To run the application, you will need to run these following commands in order from the project root:
docker build -t cdev .
docker run -p 127.0.0.1:9042:9042 cdev
sbt "runMain com.zhangmin.meetup.LoadProducer"
sbt "runMain com.zhangmin.meetup.RSVPStreamer"
sbt "runMain com.zhangmin.meetup.TrendingTopics"
Then, simply curl -X GET localhost:8081/topk
and you will see real-time trending topics.
The default GET request with no query parameters will display the top 10 trending topics
across all locations in the past 5 mins in real-time.
To change the range of data queried, you can use the query params until
(default is
System.currentTimeMillis())
and interval
(default is 5)
You can also change the number of displayed topics with query param count
(default is 10).
Filtering can be done on the country or city by using query params country
and city
.
Note that the only countries/cities that will return any data are listed in
src/main/resources/countries.json
as the data does not actually come from the
Meetup websocket.
Here is an example request:
/topk?until=2020-10-25T22:00:00-04:00&interval=60&count=100&city=Montreal
returns the top 100 trending topics in Montreal between 2020-10-25T22:00:00
and
2020-10-25T21:00:00
.
The system works by consuming events from a websocket and streaming the into a Cassandra cluster using Spark. A separate service which has access to the Cassandra cluster exposes a REST API allowing range queries and filtering, and will return the top K topics.
This design was chosen as it will satisfy the real-time and historical trend requirements, and will be horizontally scalable.

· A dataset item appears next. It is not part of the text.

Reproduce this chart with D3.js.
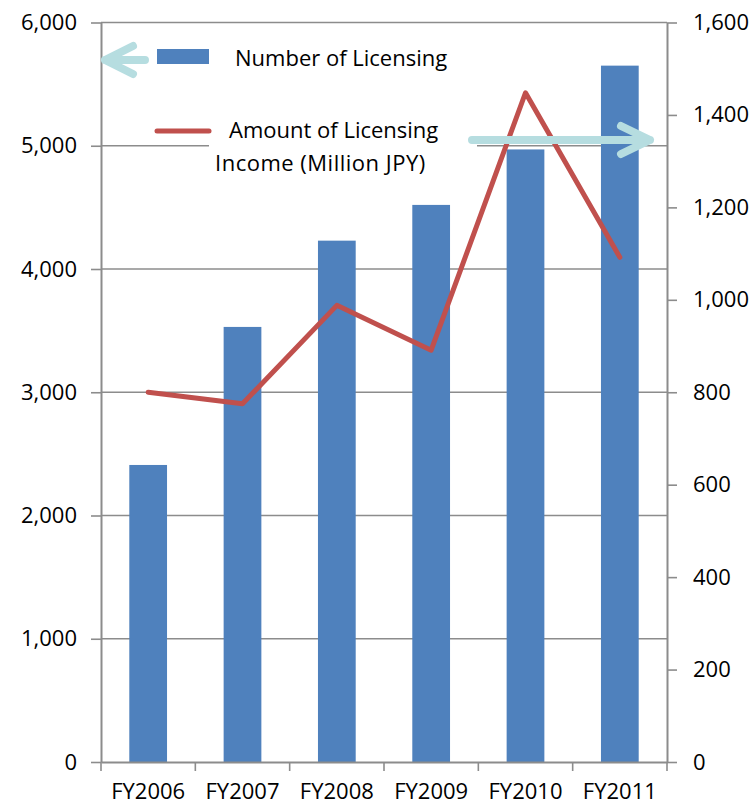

This exists because the Meetup RSVPs websocket is deprecated, and I did not have the credentials to access the new API. The locations list was manually created and the topic list was generated using this command.
curl https://www.meetup.com/topics/ | egrep -oh '"/topics/[^"]*/"' | sed 's/"//g' | sed 's/topics//' | sed 's/\///g' | sort | uniq
The load producer exposes a websocket and will push 100 RSVPs per second to any connection (rate is configurable). RSVP events use the system clock millis as the timestamp, and this will be the basis of the range queries.
This component streams data using spark-streaming from the websocket, transforms it into DTOs and inserts the data to Cassandra.
This component is the API exposed to the user allowing range queries on the dataset.
To improve performance of the system, one approach could be to add the country/city to the partition key so that data is partitioned by location. From my understanding, trends are very region dependent, so we can expect reads to target specific regions more frequently. Partitioning the data by region and time will help us keep the partition sizes small, and range queries will be more performant. Similarly, we can increase the granularity of the time component of the partition key (i.e. partition by hour).
Another thing that can be done is to use a timeseries database (e.g. InfluxDB). I did not use one here as I am not very familiar with them, but it seems like the data would lend itself well to a time series db.